◆ Task brief ◆
Would you retype, exactly and without the pictures, the lines between the line holding "Convert this chart" and the line holding "ReferenceLine, XAxis, YAxis", inclusive, and nothing else?

◆ Records shown ◆
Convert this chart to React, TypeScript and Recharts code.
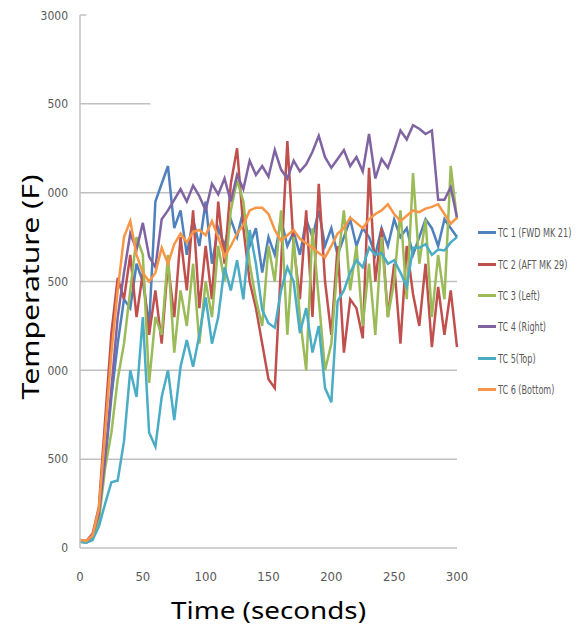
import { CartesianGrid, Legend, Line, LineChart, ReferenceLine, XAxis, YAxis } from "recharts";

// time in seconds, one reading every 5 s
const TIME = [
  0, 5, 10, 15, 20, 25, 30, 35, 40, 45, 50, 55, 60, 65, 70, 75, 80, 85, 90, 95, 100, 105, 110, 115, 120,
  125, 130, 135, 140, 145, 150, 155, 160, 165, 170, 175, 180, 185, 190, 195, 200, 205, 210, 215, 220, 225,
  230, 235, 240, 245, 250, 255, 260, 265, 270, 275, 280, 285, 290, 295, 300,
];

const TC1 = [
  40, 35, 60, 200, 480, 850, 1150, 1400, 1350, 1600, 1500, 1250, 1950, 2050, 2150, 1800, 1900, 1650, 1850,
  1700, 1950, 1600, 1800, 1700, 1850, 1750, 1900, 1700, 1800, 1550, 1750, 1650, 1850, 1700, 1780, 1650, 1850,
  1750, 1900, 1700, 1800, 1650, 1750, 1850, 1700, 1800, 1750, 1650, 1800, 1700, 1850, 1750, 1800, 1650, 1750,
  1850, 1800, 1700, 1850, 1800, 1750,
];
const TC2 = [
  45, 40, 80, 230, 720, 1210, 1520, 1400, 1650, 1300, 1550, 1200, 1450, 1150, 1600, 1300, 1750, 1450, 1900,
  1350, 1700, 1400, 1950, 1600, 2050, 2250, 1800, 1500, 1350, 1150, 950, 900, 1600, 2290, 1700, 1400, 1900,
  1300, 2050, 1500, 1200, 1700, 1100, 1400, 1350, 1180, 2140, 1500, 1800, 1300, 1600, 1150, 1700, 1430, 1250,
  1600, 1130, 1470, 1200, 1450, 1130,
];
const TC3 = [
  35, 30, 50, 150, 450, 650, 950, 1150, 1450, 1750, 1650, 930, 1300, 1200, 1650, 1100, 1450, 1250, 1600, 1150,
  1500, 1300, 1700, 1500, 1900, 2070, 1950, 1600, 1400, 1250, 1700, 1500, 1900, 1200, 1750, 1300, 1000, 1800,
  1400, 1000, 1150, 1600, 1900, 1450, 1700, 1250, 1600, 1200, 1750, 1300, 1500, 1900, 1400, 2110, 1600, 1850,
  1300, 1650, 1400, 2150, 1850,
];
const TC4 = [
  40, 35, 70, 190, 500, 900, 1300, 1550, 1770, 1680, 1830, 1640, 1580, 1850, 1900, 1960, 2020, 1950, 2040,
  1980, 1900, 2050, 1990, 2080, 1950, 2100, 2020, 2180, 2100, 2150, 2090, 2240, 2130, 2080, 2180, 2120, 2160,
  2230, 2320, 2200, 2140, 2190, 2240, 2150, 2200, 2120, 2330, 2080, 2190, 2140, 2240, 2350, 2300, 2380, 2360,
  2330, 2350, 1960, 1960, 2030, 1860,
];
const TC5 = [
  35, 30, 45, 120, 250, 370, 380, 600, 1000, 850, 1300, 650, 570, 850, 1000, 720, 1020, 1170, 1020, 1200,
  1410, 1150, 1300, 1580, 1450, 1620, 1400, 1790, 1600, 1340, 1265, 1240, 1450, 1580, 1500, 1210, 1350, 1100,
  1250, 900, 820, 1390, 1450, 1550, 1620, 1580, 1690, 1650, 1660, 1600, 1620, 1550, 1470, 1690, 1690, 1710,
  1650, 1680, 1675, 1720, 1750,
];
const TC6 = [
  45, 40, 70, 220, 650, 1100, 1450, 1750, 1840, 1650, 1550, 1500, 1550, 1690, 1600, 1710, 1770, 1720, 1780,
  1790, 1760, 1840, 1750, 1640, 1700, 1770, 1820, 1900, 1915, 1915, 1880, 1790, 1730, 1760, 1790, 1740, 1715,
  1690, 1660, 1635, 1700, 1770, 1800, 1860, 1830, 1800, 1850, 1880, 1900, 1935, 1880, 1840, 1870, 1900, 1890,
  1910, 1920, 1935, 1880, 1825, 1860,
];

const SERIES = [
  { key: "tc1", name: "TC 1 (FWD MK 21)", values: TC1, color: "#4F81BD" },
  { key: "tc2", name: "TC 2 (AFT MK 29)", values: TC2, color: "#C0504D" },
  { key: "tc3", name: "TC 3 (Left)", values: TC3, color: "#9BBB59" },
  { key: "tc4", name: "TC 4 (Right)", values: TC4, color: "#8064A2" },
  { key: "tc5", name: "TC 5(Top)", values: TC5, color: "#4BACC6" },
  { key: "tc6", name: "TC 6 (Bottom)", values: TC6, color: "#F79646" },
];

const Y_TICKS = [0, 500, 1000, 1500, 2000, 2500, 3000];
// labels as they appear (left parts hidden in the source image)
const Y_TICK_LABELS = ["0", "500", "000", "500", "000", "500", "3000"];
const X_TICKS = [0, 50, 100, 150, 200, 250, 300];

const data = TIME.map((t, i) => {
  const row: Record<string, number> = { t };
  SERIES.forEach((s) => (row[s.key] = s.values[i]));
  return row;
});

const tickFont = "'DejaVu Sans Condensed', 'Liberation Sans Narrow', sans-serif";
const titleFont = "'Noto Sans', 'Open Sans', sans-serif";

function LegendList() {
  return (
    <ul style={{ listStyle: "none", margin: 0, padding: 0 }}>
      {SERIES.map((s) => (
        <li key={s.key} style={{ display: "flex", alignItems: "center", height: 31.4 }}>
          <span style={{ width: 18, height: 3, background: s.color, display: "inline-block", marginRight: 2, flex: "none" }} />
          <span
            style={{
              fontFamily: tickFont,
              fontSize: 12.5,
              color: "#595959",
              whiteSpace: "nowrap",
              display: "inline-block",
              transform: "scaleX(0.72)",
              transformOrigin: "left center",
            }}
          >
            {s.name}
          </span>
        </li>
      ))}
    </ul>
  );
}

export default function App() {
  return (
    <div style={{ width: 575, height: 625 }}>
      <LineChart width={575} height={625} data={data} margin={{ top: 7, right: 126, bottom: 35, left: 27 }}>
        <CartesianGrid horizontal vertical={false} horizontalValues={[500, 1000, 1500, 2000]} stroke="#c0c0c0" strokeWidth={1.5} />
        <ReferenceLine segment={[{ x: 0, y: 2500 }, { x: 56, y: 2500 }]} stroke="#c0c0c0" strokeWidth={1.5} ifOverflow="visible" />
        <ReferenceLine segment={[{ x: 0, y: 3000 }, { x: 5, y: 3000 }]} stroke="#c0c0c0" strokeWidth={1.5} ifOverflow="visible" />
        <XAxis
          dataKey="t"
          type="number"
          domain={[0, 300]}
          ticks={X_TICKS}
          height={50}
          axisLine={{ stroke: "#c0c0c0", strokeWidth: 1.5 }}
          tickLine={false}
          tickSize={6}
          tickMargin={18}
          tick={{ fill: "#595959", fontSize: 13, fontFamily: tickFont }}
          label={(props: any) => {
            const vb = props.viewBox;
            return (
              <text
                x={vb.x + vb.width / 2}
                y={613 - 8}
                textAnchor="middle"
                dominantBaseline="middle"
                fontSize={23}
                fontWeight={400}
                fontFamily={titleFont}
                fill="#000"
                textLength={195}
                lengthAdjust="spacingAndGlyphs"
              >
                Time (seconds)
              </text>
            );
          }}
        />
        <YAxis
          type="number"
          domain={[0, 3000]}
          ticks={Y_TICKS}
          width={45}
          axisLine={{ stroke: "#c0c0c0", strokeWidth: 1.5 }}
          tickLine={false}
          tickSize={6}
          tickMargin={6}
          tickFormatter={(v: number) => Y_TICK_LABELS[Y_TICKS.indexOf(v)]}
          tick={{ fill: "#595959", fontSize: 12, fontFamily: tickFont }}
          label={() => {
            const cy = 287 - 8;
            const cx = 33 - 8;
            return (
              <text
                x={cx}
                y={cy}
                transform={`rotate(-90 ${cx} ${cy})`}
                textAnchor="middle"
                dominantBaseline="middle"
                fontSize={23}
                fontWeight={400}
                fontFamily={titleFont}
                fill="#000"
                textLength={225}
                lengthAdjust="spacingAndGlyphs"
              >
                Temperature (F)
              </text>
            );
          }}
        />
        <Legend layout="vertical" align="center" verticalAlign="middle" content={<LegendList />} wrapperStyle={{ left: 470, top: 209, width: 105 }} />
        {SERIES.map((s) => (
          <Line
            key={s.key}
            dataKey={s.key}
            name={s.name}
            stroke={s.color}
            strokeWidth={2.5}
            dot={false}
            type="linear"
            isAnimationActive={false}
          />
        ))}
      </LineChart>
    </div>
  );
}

...

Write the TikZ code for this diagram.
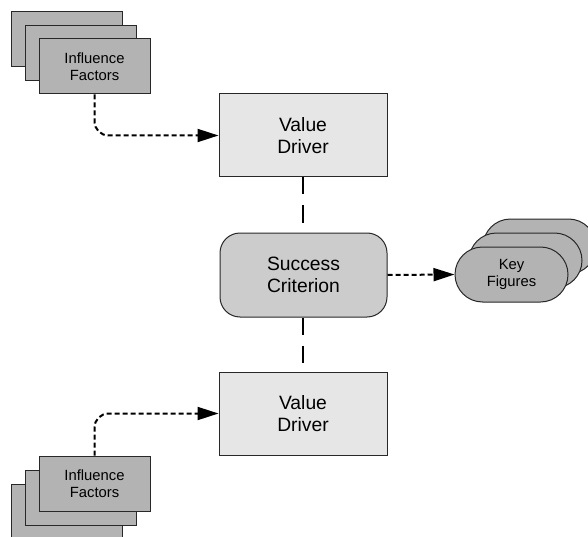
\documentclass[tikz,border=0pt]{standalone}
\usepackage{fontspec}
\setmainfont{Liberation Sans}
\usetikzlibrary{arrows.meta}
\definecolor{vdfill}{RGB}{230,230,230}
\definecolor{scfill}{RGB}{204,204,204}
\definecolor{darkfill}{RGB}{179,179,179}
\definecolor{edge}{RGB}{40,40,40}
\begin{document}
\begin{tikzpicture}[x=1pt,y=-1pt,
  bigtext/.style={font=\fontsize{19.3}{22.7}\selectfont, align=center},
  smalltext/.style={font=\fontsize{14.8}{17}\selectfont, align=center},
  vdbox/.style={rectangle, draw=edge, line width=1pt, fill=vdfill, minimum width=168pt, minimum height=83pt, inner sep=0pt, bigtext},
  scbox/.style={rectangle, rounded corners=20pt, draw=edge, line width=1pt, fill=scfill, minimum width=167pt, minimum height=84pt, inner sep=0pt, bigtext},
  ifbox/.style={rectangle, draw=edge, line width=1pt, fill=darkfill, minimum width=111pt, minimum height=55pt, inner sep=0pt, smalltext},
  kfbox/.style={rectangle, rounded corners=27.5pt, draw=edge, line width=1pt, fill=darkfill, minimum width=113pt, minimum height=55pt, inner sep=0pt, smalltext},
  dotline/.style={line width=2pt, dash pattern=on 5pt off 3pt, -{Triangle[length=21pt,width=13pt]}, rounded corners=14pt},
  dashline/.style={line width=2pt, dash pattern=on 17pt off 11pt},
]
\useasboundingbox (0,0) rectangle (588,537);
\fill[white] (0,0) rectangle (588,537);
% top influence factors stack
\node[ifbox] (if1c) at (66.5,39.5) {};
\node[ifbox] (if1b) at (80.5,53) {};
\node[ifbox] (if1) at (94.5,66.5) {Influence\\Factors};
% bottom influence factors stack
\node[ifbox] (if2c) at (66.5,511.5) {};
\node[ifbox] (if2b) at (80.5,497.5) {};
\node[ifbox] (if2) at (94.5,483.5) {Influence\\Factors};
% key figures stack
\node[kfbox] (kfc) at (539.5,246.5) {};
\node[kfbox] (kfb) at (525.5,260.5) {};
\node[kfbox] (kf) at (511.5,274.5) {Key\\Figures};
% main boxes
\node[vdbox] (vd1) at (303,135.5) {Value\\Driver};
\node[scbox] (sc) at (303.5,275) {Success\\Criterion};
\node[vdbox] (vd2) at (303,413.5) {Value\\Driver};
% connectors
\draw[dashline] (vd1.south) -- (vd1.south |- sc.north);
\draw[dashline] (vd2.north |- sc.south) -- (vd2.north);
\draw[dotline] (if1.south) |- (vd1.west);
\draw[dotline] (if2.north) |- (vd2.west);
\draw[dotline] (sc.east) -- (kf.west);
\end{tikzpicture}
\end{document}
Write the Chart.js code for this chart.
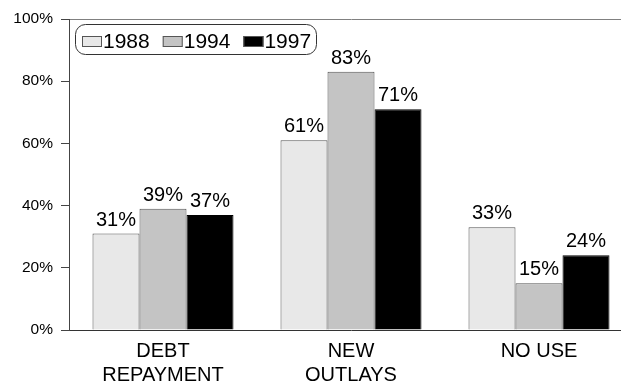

◆ Expected answer ◆
Convert this chart to React, TypeScript and Recharts code.
import { CartesianGrid, Legend, Line, LineChart, ReferenceLine, XAxis, YAxis } from "recharts";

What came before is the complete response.